“O ruim por si se destrói!” Com estas palavras minha mãe tinha esperança de me fazer no futuro pessoa boa, paciente, dócil e meiga. Ela acreditava que futuramente eu tomaria tenência e passaria a conter meu gênio – mistura explosiva de sangue calabarês mais siciliano mais napolitano. Tadinha dela. Por ruim ela dava significado às atitudes, particularmente minhas, de não perdoar facilmente; de explodir fácil; de não me calar ou reagir ante ofensas sutis ou escancaradas dirigidas a mim pessoalmente ou aos que quero bem. Tadinha dela. Lutou em vão contra meus demônios particulares que ora me põem – ainda - em frias memoráveis, ora me estigmatizam, ora me ofuscam e por vezes até ofendo quem não mereceria. Sou tida e havida como quem paga um boi para não entrar em briga mas, se provocada, bota a boiada inteira para não sair dela. Não vejo qualquer vantagem em ser assim, mas como a Gabriela, nasci, cresci, morrerei assim, tomara que não de raiva ou autocombustão.

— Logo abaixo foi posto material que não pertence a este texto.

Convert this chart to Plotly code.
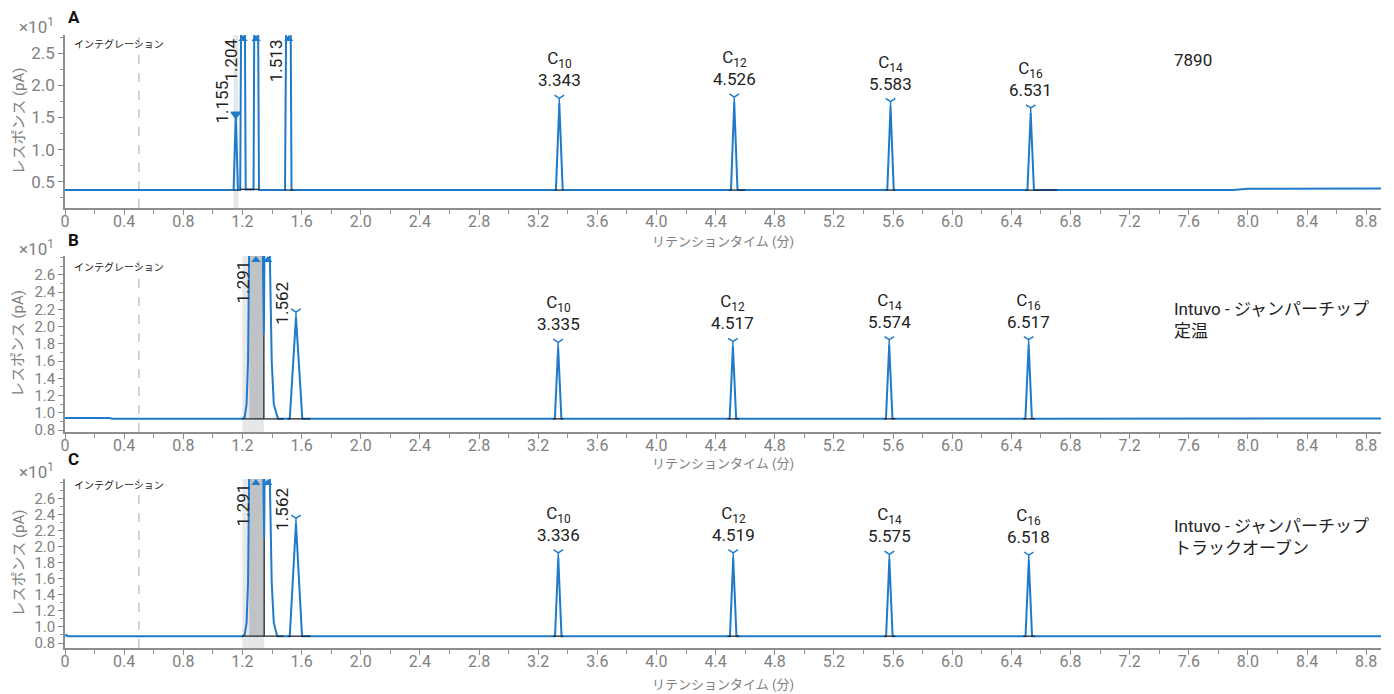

São estopins de minhas explosões coisas do cotidiano como ver alguém furar fila ignorando quem está nela há mais tempo. Ver o ocupante do carro da frente do meu jogar casca de mexerica, latinha vazia de refrigerante, saquinho vazio de pipoca ou restos de comida pela janela.Alguém desembrulhar algo e jogar o papel do invólucro no chão – grosseria ou falta de educação? Ouvir as palavras “Você sabe com quem está falando?” dirigidas a mim ou a quem está por perto, por algum figurão. Passar por cima do meu atroz sentimento de posse – ainda vou melhorar disso - emprestar livro, disco ou filme e a pessoa emprestá-los para outra, iniciando assim cadeia sem fim: o outro empresta para o outro, que empresta para o outro e eles somem na imensidão. Alguém enfiar a mão no meu prato, fazer cara de paisagem e dizer: “dá uma batatinha?” Ressalva: se for neto, pode. Casais marcarem encontro clandestinos na frente do meu terreno, enquanto há tantos motéis por aí. O vizinho jogar seu lixo na minha calçada. Quem não tem sequer uma árvore plantada na frente de sua casa – árvores sujam calçadas! – usarem as minhas como sombra de estacionamento. Certa vez, ao chegar em casa, encontrei dois sujeitos que se identificaram como agrônomos, fazendo sulcos profundos nos galhos de pequena árvore de estimação, rara e linda, plantada ao lado de casa. Justificaram o crime alegando que seria egoísmo meu não querer dividir
aquela beleza toda com os outros, porisso tentavam reproduzir o espécimen. Detalhe: justificaram e deram no pé, não sem antes tentar me engabelar, porque enquanto um operava a árvore e corria para acabar logo, o outro me chavecava. Saíram dali cantando pneus. Não chegaram ao meio do quarteirão, arranquei tudo. A árvore se recuperou e eles nunca mais apareceram.
Ainda na faculdade, fumava e tinha parceiros que nunca me retribuiram um cigarro que fosse. Especialmente aquela garota, que interrompia a aula em andamento; educada pedia licença ao professor, me chamava à porta e, assim que eu chegava mais perto, encolhia os ombros, pendia a cabeça para o lado como se tivesse envergonhada, sorria à meia boca, dizia em voz baixinha e delicada: “Me dá um cigarrinho?” Um, dois, já estava no quinto ou sexto mês de fornecimento, eu quase explodindo com aquela filação. Um dia, passei pela tabacaria, pedi o cigarro mais vagabundo e barato, daqueles arrebenta-pulmão especiais para peito de estivador. Fui para as aulas, leve como não me sentia há muito. As aulas começaram, lá pela terceira ou quarta aula, pouco antes do intervalo, eis que ela surge. Loirinha, delicada, falando baixinho. “Professor, dá licença?” e se dirigindo a mim, pediu que me chegasse a ela. “Dá um cigarrinho?” pediu. “Claro!” respondi e lhe entreguei um maço de Camel. Abriu os olhos, assustada, pálida e espantada, perguntou: “Você está fumando isso?” e aí eu me vinguei. “Não, querida” Esse é o de dar para filões. Continuo fumando Charm!”. O câncer que ela me desejou naquela hora em consequência do cigarrro chegou bem mais tarde. Mas ela nunca mais me pediu unzinho que fosse. Pergunto: foi outra ruindade minha?